Written task ->
Set down word for word the lines running from the line with "Rebuild this chart" to the line with "from matplotlib.ticker import", ends included. Skip every picture.

Exercise material ->
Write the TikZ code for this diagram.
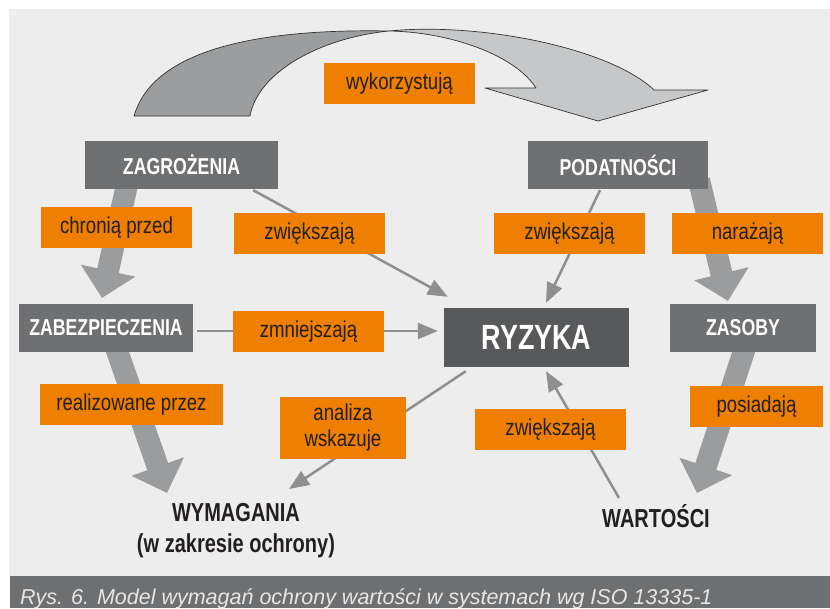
\documentclass[tikz,border=0pt]{standalone}
\usepackage{fontspec}
\setmainfont{Liberation Sans}
\newfontfamily\labelfont{Liberation Sans}[FakeStretch=0.81]
\newfontfamily\boxfont{Liberation Sans}[FakeStretch=0.77]
\usetikzlibrary{arrows.meta}
\definecolor{panel}{HTML}{ECEDEC}
\definecolor{capbar}{HTML}{6E6F71}
\definecolor{captext}{HTML}{E6E6E6}
\definecolor{boxgray}{HTML}{6F7072}
\definecolor{riskgray}{HTML}{58595B}
\definecolor{orangelbl}{HTML}{EE7F00}
\definecolor{darkband}{HTML}{9C9D9F}
\definecolor{lightband}{HTML}{C6C7C8}
\definecolor{thickgray}{HTML}{9B9C9E}
\definecolor{thingray}{HTML}{8E8F91}
\definecolor{ink}{HTML}{231F20}
\tikzset{
  entity/.style={fill=boxgray, text=white, inner sep=0pt,
    font=\boxfont\bfseries\fontsize{23}{28}\selectfont},
  verb/.style={fill=orangelbl, text=ink, inner sep=0pt, align=center,
    minimum height=41pt, font=\labelfont\fontsize{23}{26}\selectfont},
  plain/.style={text=ink, inner sep=0pt, align=center,
    font=\boxfont\bfseries\fontsize{26}{31}\selectfont},
  thickarrow/.style={draw=thickgray, line width=22pt,
    -{Triangle[length=28pt,width=54pt]}},
  thinarrow/.style={draw=thingray, line width=2.5pt,
    -{Triangle[length=20pt,width=16pt]}},
  band/.style={draw=black!80, line width=0.7pt, line join=round}
}
\begin{document}
\begin{tikzpicture}[x=1pt,y=-1pt]
\useasboundingbox (0,0) rectangle (830,608);
\fill[white] (0,0) rectangle (830,608);
\fill[panel] (9,9) rectangle (830,576);

% curved "wykorzystuja" arrow: dark rising half, light falling half with head
\filldraw[band, fill=darkband]
  (134,116) .. controls (150,60) and (230,28) .. (389,31)
  .. controls (320,38) and (258,72) .. (250,116) -- cycle;
\filldraw[band, fill=lightband]
  (389,31) .. controls (480,22) and (610,48) .. (654,90)
  -- (708,90) -- (598,121) -- (485,88) -- (536,88)
  .. controls (515,55) and (450,32) .. (389,31) -- cycle;

% nodes
\node[entity, minimum width=193pt, minimum height=48pt] (zag) at (181.5,165) {ZAGROŻENIA};
\node[entity, minimum width=180pt, minimum height=48pt] (pod) at (618,165) {PODATNOŚCI};
\node[entity, minimum width=174pt, minimum height=48pt] (zab) at (106,328) {ZABEZPIECZENIA};
\node[entity, fill=riskgray, minimum width=185pt, minimum height=59pt,
      font=\boxfont\bfseries\fontsize{35}{40}\selectfont] (ryz) at (536.5,337.5) {RYZYKA};
\node[entity, minimum width=146pt, minimum height=48pt] (zas) at (743,328) {ZASOBY};
\node[plain] (wym) at (236,531) {WYMAGANIA\\(w zakresie ochrony)};
\node[plain, anchor=base] (war) at (656,527) {WARTOŚCI};

% connector end points
\coordinate (zagout) at (128,180);
\coordinate (zabin) at (102,298);
\coordinate (zabout) at (115,345);
\coordinate (wymin) at (167,493);
\coordinate (podout) at (699,180);
\coordinate (zasin) at (728,301);
\coordinate (zasout) at (746,345);
\coordinate (warin) at (697,493);
\coordinate (wymtip) at (289,489);
\coordinate (warout) at (619,498);

% thick flows
\draw[thickarrow] (zagout) -- (zabin);
\draw[thickarrow] (zabout) -- (wymin);
\draw[thickarrow] (podout) -- (zasin);
\draw[thickarrow] (zasout) -- (warin);

% thin influences
\draw[thinarrow] ([xshift=-25pt,yshift=-1pt]zag.south east) -- ([xshift=4pt,yshift=11pt]ryz.north west);
\draw[thinarrow] ([xshift=-18pt,yshift=-1pt]pod.south) -- ([xshift=9.5pt,yshift=5pt]ryz.north);
\draw[thinarrow] ([xshift=4pt,yshift=-3pt]zab.east) -- ([xshift=-6pt,yshift=6.5pt]ryz.west);
\draw[thinarrow] ([xshift=22pt,yshift=-4pt]ryz.south west) -- (wymtip);
\draw[thinarrow] (warout) -- ([xshift=9.5pt,yshift=-4pt]ryz.south);

% boxes drawn again above the flows
\node[entity, minimum width=193pt, minimum height=48pt] at (zag) {ZAGROŻENIA};
\node[entity, minimum width=180pt, minimum height=48pt] at (pod) {PODATNOŚCI};
\node[entity, minimum width=174pt, minimum height=48pt] at (zab) {ZABEZPIECZENIA};
\node[entity, minimum width=146pt, minimum height=48pt] at (zas) {ZASOBY};

% relation labels
\node[verb, minimum width=151pt] (l1) at (399.5,83.5) {wykorzystują};
\node[verb, minimum width=151pt] (l2) at (116.5,227.5) {chronią przed};
\node[verb, minimum width=151pt] (l3) at (309.5,233.5) {zwiększają};
\node[verb, minimum width=151pt] (l4) at (569.5,233.5) {zwiększają};
\node[verb, minimum width=151pt] (l5) at (747.5,233.5) {narażają};
\node[verb, minimum width=151pt] (l6) at (308.5,331.5) {zmniejszają};
\node[verb, minimum width=183pt] (l7) at (131.5,404.5) {realizowane przez};
\node[verb, minimum width=126pt, minimum height=62pt] (l8) at (343,428) {analiza\\wskazuje};
\node[verb, minimum width=151pt] (l9) at (550.5,429.5) {zwiększają};
\node[verb, minimum width=133pt] (l10) at (756.5,406.5) {posiadają};

% caption bar
\fill[capbar] (10,576) rectangle (830,608);
\node[anchor=base west, inner sep=0pt, text=captext,
      font=\itshape\fontsize{21.5}{26}\selectfont] (cap) at (20,604)
  {Rys. 6. Model wymagań ochrony wartości w systemach wg ISO 13335-1};
\end{tikzpicture}
\end{document}
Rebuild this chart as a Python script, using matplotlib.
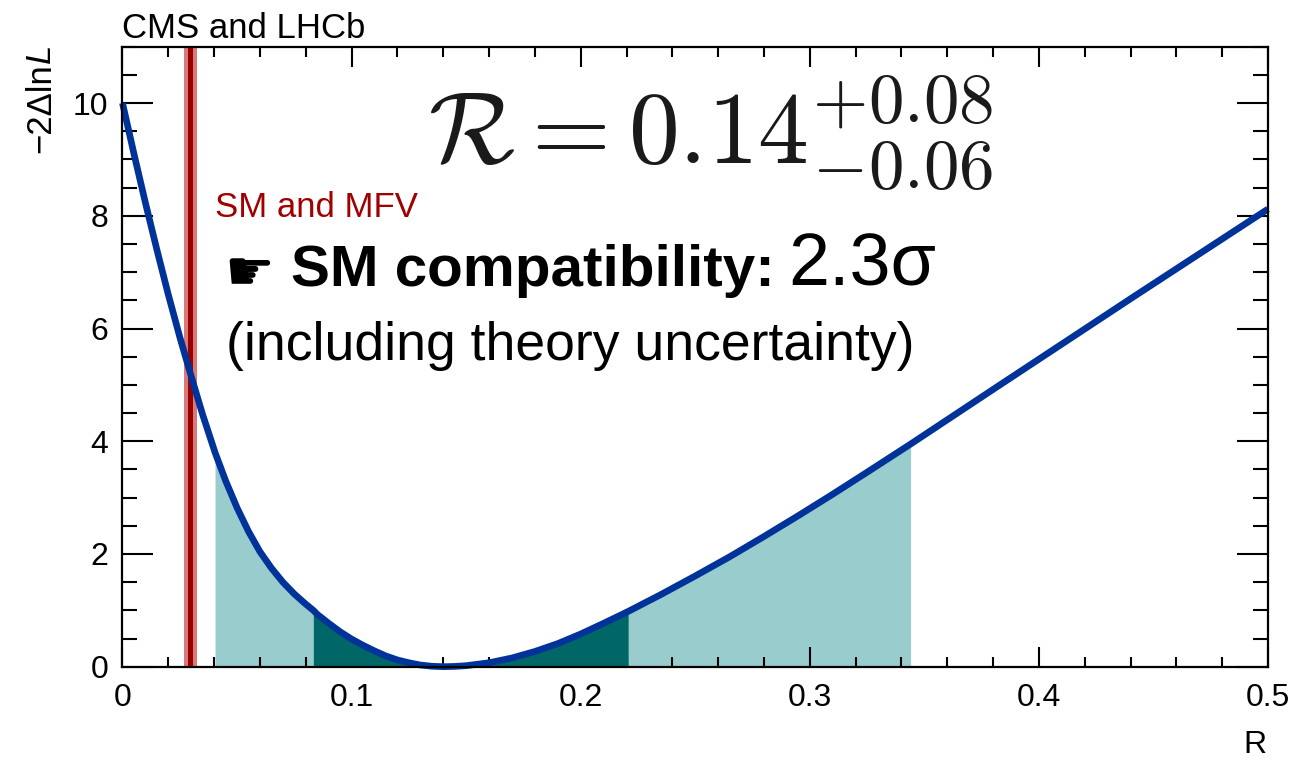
import matplotlib
matplotlib.use("Agg")
import matplotlib.pyplot as plt
import numpy as np
from matplotlib.ticker import FixedLocator, MultipleLocator

# ---------------- data ----------------
R_values = np.array([
    0.000, 0.005, 0.010, 0.015, 0.020, 0.025, 0.030, 0.035, 0.040, 0.0404,
    0.045, 0.050, 0.055, 0.060, 0.065, 0.070, 0.075, 0.080, 0.0833, 0.085,
    0.090, 0.095, 0.100, 0.105, 0.110, 0.115, 0.120, 0.125, 0.130, 0.135,
    0.140, 0.145, 0.150, 0.160, 0.170, 0.180, 0.190, 0.200, 0.210, 0.2207,
    0.235, 0.250, 0.265, 0.280, 0.295, 0.310, 0.325, 0.344, 0.383, 0.4412,
    0.500])
dnll_values = np.array([
    10.00, 9.10, 8.23, 7.40, 6.60, 5.85, 5.15, 4.47, 3.85, 3.80,
    3.30, 2.82, 2.40, 2.04, 1.75, 1.50, 1.29, 1.11, 1.00, 0.93,
    0.77, 0.62, 0.49, 0.38, 0.28, 0.19, 0.12, 0.07, 0.03, 0.008,
    0.00, 0.005, 0.018, 0.07, 0.155, 0.27, 0.41, 0.58, 0.77, 0.98,
    1.28, 1.61, 1.95, 2.31, 2.68, 3.06, 3.45, 3.95, 5.00, 6.56,
    8.12])
sm_value = 0.0296
sm_core_halfwidth = 0.0012
sm_theory_halfwidth = 0.0029
band_2sigma = (0.0404, 0.3440)
band_1sigma = (0.0833, 0.2207)

x_ticks = [0.0, 0.1, 0.2, 0.3, 0.4, 0.5]
x_tick_labels = ["0", "0.1", "0.2", "0.3", "0.4", "0.5"]
y_ticks = [0, 2, 4, 6, 8, 10]
y_tick_labels = ["0", "2", "4", "6", "8", "10"]

# ---------------- style ----------------
plt.rcParams['font.family'] = ['Liberation Sans', 'DejaVu Sans']
plt.rcParams['mathtext.fontset'] = 'cm'

W, H = 1299, 758
fig = plt.figure(figsize=(W / 100, H / 100), dpi=100)
x0, x1, ytop, ybot = 122.5, 1268.0, 46.7, 666.7
ax = fig.add_axes([x0 / W, 1 - ybot / H, (x1 - x0) / W, (ybot - ytop) / H])
ax.set_xlim(0, 0.5)
ax.set_ylim(0, 11)

lt = '#99cccc'
dk = '#006666'
m2 = (R_values >= band_2sigma[0]) & (R_values <= band_2sigma[1])
m1 = (R_values >= band_1sigma[0]) & (R_values <= band_1sigma[1])
ax.fill_between(R_values, 0, dnll_values, where=m2, color=lt, lw=0, zorder=1)
ax.fill_between(R_values, 0, dnll_values, where=m1, color=dk, lw=0, zorder=2)
ax.axvspan(sm_value - sm_theory_halfwidth, sm_value + sm_theory_halfwidth,
           color='#d97a7a', lw=0, zorder=3)
ax.axvspan(sm_value - sm_core_halfwidth, sm_value + sm_core_halfwidth,
           color='#990000', lw=0, zorder=4)
ax.plot(R_values, dnll_values, color='#003399', lw=4.8, zorder=5,
        clip_on=False, solid_joinstyle='round', solid_capstyle='butt')

ax.xaxis.set_major_locator(FixedLocator(x_ticks))
ax.set_xticklabels(x_tick_labels)
ax.xaxis.set_minor_locator(MultipleLocator(0.02))
ax.yaxis.set_major_locator(FixedLocator(y_ticks))
ax.set_yticklabels(y_tick_labels)
ax.yaxis.set_minor_locator(MultipleLocator(0.5))
ax.tick_params(which='both', direction='in', top=True, right=True,
               width=1.5, color='black')
ax.tick_params(axis='x', which='major', length=14.5, pad=11.5, labelsize=23)
ax.tick_params(axis='x', which='minor', length=7)
ax.tick_params(axis='y', which='major', length=22, pad=10, labelsize=23)
ax.tick_params(axis='y', which='minor', length=11)
for s in ax.spines.values():
    s.set_linewidth(1.6)
    s.set_zorder(6)


def fp(x, y):
    return x / W, 1 - y / H


# texts
fig.text(*fp(122, 37.7), "CMS and LHCb", fontsize=25, ha='left', va='baseline')
fig.text(*fp(215, 217), "SM and MFV", fontsize=25, color='#a00000',
         ha='left', va='baseline')
fig.text(*fp(711, 133), r'$\mathcal{R} = 0.14^{+0.08}_{-0.06}$',
         fontsize=73, ha='center', va='center', color='#1a1a1a')
fig.text(*fp(224, 290), '\u261b', family=['DejaVu Sans'], fontsize=40,
         ha='left', va='baseline')
fig.text(*fp(291, 286), 'SM compatibility:', fontsize=42, weight='bold',
         ha='left', va='baseline')
fig.text(*fp(788, 286), '2.3\u03c3', fontsize=53, ha='left', va='baseline')
fig.text(*fp(226, 360), '(including theory uncertainty)', fontsize=38.5,
         ha='left', va='baseline')
fig.text(*fp(1267, 753), 'R', fontsize=23, ha='right', va='baseline')

# y label: "−2Δln" + italic "L"
t1 = fig.text(*fp(50, 153), '\u22122\u0394ln', fontsize=25, rotation=90,
              rotation_mode='anchor', ha='left', va='baseline')
fig.canvas.draw()
rend = fig.canvas.get_renderer()
bb = t1.get_window_extent(rend)
fig.text(50 / W, bb.y1 / H, 'L', fontsize=25, style='italic', rotation=90,
         rotation_mode='anchor', ha='left', va='baseline')

fig.savefig('out.png', dpi=100)
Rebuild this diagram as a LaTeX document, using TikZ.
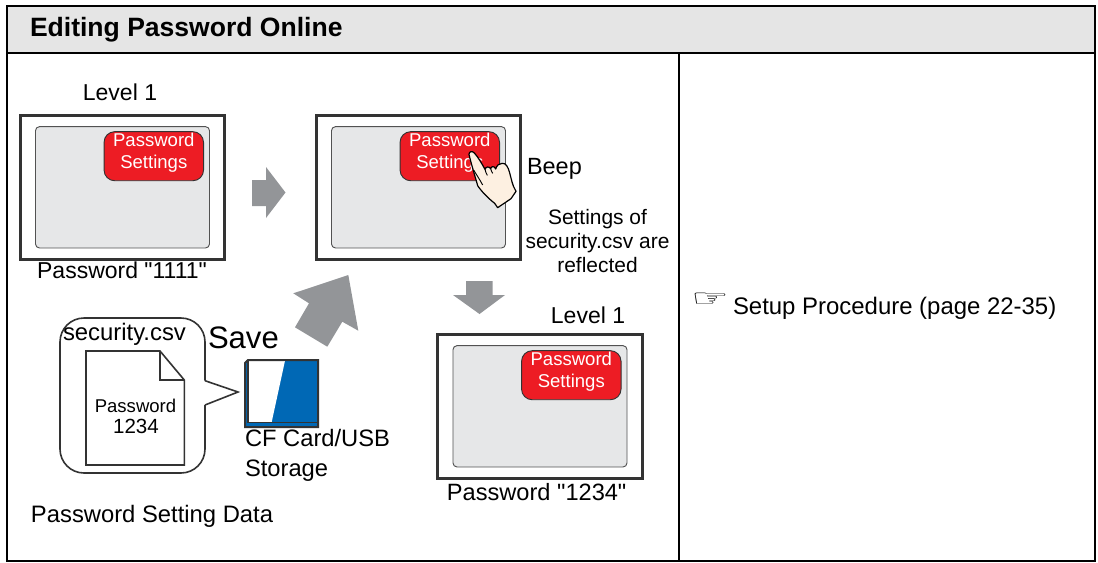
\documentclass[tikz,border=0pt]{standalone}
\usepackage{fontspec}
\setmainfont{Liberation Sans}
\newfontfamily\plainfont{Liberation Sans}
\newfontfamily\symfont{DejaVu Sans}
\definecolor{hdr}{HTML}{E5E5E5}
\definecolor{scr}{HTML}{E6E7E8}
\definecolor{btn}{HTML}{ED1C24}
\definecolor{arr}{HTML}{939598}
\definecolor{ink}{HTML}{333333}
\definecolor{cf}{HTML}{0068B5}
\definecolor{skin}{HTML}{FDF0E1}
\tikzset{
  x=0.75pt,y=-0.75pt,
  every node/.style={inner sep=0pt,outer sep=0pt,text=black},
  lbl/.style={font=\fontsize{17.25}{20}\selectfont,anchor=base},
  lblw/.style={font=\fontsize{17.8}{22.5}\selectfont,anchor=base west,align=left},
  small/.style={font=\fontsize{15.7}{18}\selectfont,align=center},
  frameline/.style={line width=1.6pt,black},
  grayarrow/.style={fill=arr,draw=none},
  screenouter/.style={draw=ink,line width=2.3pt,fill=white,minimum width=153.5pt,minimum height=108.2pt},
  screeninner/.style={draw=ink!85,line width=0.7pt,fill=scr,rounded corners=3pt,minimum width=130.5pt,minimum height=91pt},
  button/.style={draw=ink,line width=0.7pt,fill=btn,rounded corners=8pt,minimum width=74.6pt,minimum height=36.8pt},
  buttontext/.style={text=white,align=center,font=\fontsize{13.9}{16.5}\selectfont},
  screen/.pic={
    \node[screenouter] (-outer) at (122.5,187.5) {};
    \node[screeninner] (-inner) at (122.5,187.3) {};
    \node[button] (-btn) at (153.8,156.2) {};
    \node[buttontext] (-txt) at (153.8,152.6) {Password\\Settings};
  }
}
\begin{document}
\begin{tikzpicture}
\useasboundingbox (0,0) rectangle (1098,562);
% table
\fill[hdr] (7,6) rectangle (1095,53);
\draw[frameline] (7,6) rectangle (1095,561);
\draw[frameline] (7,53) -- (1095,53);
\draw[frameline] (679,53) -- (679,561);
\node[anchor=base west,font=\fontsize{19.9}{24}\selectfont\bfseries] (title) at (30,36.7) {Editing Password Online};
% screens
\pic (s1) at (0,0) {screen};
\pic (s2) at (296,0) {screen};
\pic (s3) at (417.5,219) {screen};
% labels
\node[lbl] (lv1) at (120,100.7) {Level 1};
\node[lbl,font=\fontsize{17.25}{20}\selectfont\plainfont] (pw1) at (122,278) {Password "1111"};
\node[lbl,anchor=base west,font=\fontsize{17.6}{20}\selectfont] (beep) at (527,174) {Beep};
\node[small] (refl) at (597.5,241) {Settings of\\security.csv are\\reflected};
\node[lbl] (lv2) at (588,323) {Level 1};
\node[lbl,font=\fontsize{17.7}{20}\selectfont\plainfont] (pw2) at (536.7,500) {Password "1234"};
% arrows
\fill[grayarrow] (252,180) -- (266,180) -- (266,167) -- (285.5,192.5) -- (266,218) -- (266,206) -- (252,206) -- cycle;
\fill[grayarrow] (466,281) -- (492.7,281) -- (492.7,295) -- (505,295) -- (479.5,314) -- (453,295) -- (466,295) -- cycle;
\fill[grayarrow] (348.3,275) -- (358.3,330.7) -- (342.3,321.7) -- (327.3,346.7) -- (295,327.3) -- (309,303.3) -- (293.3,293.3) -- cycle;
% hand
\begin{scope}[shift={(440,120)},x=0.25pt,y=-0.25pt]
\draw[fill=skin,draw=black,line width=0.9pt,line join=round]
 (87,103) .. controls (87,94) and (97,92) .. (103,99)
 .. controls (115,112) and (125,130) .. (135,148)
 .. controls (137,140) and (147,138) .. (152,146)
 .. controls (154,138) and (163,137) .. (167,147)
 .. controls (170,136) and (178,130) .. (186,130)
 .. controls (198,128) and (204,142) .. (208,155)
 .. controls (214,175) and (216,195) .. (228,214)
 -- (213,236) -- (173,263) -- (164,250)
 .. controls (145,235) and (125,215) .. (113,197)
 .. controls (107,175) and (93,130) .. (87,103) -- cycle;
\draw[black,line width=0.7pt] (101,150) .. controls (110,165) and (120,180) .. (128,195);
\draw[black,line width=0.7pt] (135,148) .. controls (137,155) and (138,160) .. (142,166);
\draw[black,line width=0.7pt] (152,146) .. controls (154,152) and (155,156) .. (158,160);
\end{scope}
% bubble
\draw[draw=ink,line width=1.2pt,fill=white,rounded corners=18pt]
  (205,380.7) -- (205,318) -- (60,318) -- (60,473) -- (205,473) -- (205,405);
\draw[draw=ink,line width=1.2pt,line join=miter] (205,380.7) -- (238,392) -- (205,405);
\node[anchor=base west,font=\fontsize{17.9}{20}\selectfont] (csv) at (63,340) {security.csv};
\draw[draw=ink,line width=1.2pt,fill=white,line join=miter] (86,351) -- (160,351) -- (184.3,380) -- (184.3,465) -- (86,465) -- cycle;
\draw[draw=ink,line width=1.2pt,line join=miter] (160,351) -- (160,380) -- (184.3,380);
\node[font=\fontsize{13.9}{15.5}\selectfont,anchor=base] (docp) at (135.5,412) {Password};
\node[font=\fontsize{15.4}{17}\selectfont,anchor=base] (docn) at (136,433) {1234};
\node[anchor=base west,font=\fontsize{23.3}{26}\selectfont] (save) at (208,348) {Save};
% card
\fill[cf] (245,362) -- (247,360) -- (318,360) -- (318,427) -- (245,427) -- cycle;
\fill[white] (247.3,360.7) -- (285,360.7) -- (271.7,422) -- (247.3,422) -- cycle;
\draw[draw=ink,line width=1.5pt,line join=miter] (245,363) -- (248,360) -- (318,360) -- (318,427) -- (245,427) -- cycle;
\draw[draw=ink,line width=0.8pt] (248,360) -- (248,422.7) -- (318,422.7);
\node[lblw] (cfl) at (245,476.7) {CF Card/USB\\Storage};
\node[anchor=base west,font=\fontsize{17.85}{20}\selectfont] (psd) at (31,522) {Password Setting Data};
% right cell
\node[anchor=base west,font=\fontsize{26}{30}\selectfont\symfont,xscale=1.22,yscale=0.68,transform shape] (pt) at (691,306) {☞};
\node[anchor=base west,font=\fontsize{17.95}{20}\selectfont] (setup) at (733,314) {Setup Procedure (page 22-35)};
\end{tikzpicture}
\end{document}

Correct response ->
Rebuild this chart as a Python script, using matplotlib.
import matplotlib
matplotlib.use("Agg")
import matplotlib.pyplot as plt
import numpy as np
from matplotlib.ticker import FixedLocator, MultipleLocator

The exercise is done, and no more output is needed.